### Given data
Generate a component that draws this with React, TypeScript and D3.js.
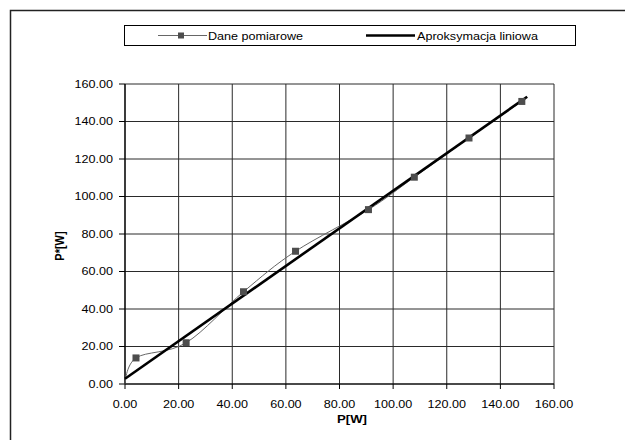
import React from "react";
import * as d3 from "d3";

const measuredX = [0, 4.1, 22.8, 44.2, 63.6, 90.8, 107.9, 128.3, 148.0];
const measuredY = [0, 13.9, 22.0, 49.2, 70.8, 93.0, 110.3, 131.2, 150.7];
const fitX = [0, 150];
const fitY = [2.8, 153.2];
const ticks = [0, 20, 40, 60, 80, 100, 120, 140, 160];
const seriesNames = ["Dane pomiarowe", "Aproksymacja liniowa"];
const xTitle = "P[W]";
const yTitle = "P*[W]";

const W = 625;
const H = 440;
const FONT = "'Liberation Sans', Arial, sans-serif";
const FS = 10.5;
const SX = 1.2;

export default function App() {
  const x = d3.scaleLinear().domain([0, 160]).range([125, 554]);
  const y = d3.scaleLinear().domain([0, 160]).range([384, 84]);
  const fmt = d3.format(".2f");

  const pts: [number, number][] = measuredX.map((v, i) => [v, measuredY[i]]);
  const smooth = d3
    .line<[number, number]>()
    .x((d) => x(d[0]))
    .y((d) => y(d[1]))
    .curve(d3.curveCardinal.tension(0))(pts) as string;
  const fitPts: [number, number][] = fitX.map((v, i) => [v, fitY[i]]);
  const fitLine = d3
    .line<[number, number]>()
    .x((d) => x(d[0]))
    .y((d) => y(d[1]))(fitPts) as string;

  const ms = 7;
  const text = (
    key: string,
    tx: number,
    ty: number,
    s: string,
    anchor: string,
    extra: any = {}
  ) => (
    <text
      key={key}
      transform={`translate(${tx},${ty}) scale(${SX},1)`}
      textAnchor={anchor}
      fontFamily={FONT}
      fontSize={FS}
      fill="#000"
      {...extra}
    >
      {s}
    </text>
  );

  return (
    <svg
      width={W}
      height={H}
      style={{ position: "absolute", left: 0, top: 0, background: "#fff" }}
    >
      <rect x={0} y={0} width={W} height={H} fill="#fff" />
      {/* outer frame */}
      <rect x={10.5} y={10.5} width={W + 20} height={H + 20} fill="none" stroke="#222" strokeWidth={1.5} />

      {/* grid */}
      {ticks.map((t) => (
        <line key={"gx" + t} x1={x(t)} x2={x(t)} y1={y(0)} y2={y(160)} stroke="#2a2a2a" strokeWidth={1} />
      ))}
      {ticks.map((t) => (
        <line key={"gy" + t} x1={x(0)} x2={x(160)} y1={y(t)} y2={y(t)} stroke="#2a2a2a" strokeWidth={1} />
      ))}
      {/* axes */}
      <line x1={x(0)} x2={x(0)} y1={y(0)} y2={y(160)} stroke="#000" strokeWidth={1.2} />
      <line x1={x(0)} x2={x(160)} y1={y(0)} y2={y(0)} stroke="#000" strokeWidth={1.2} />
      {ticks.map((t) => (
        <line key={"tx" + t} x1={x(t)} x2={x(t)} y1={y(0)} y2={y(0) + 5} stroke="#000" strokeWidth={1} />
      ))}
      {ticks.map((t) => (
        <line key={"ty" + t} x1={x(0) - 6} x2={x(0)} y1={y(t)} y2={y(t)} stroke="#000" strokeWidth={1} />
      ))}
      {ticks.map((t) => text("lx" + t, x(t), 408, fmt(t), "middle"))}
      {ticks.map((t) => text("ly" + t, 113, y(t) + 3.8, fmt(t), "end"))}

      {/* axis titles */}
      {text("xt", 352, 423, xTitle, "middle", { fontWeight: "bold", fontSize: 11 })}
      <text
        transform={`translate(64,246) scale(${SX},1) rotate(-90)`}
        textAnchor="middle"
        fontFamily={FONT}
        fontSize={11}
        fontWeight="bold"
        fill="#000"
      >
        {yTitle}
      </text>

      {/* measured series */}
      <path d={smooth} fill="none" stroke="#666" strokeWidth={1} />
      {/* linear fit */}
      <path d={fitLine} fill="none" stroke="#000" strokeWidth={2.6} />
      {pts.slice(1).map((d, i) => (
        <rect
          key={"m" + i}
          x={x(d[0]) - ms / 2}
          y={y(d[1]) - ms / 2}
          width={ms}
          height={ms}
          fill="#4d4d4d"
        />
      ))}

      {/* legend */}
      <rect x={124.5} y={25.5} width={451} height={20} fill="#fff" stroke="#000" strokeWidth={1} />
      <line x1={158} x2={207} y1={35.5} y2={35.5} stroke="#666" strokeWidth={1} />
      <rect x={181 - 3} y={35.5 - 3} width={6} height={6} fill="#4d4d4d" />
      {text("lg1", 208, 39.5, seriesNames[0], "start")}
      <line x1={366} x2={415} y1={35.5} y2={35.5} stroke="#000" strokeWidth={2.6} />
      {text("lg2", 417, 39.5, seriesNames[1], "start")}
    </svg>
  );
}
######
Of the lines above, how many hold the word "React"? Say the number alone.

2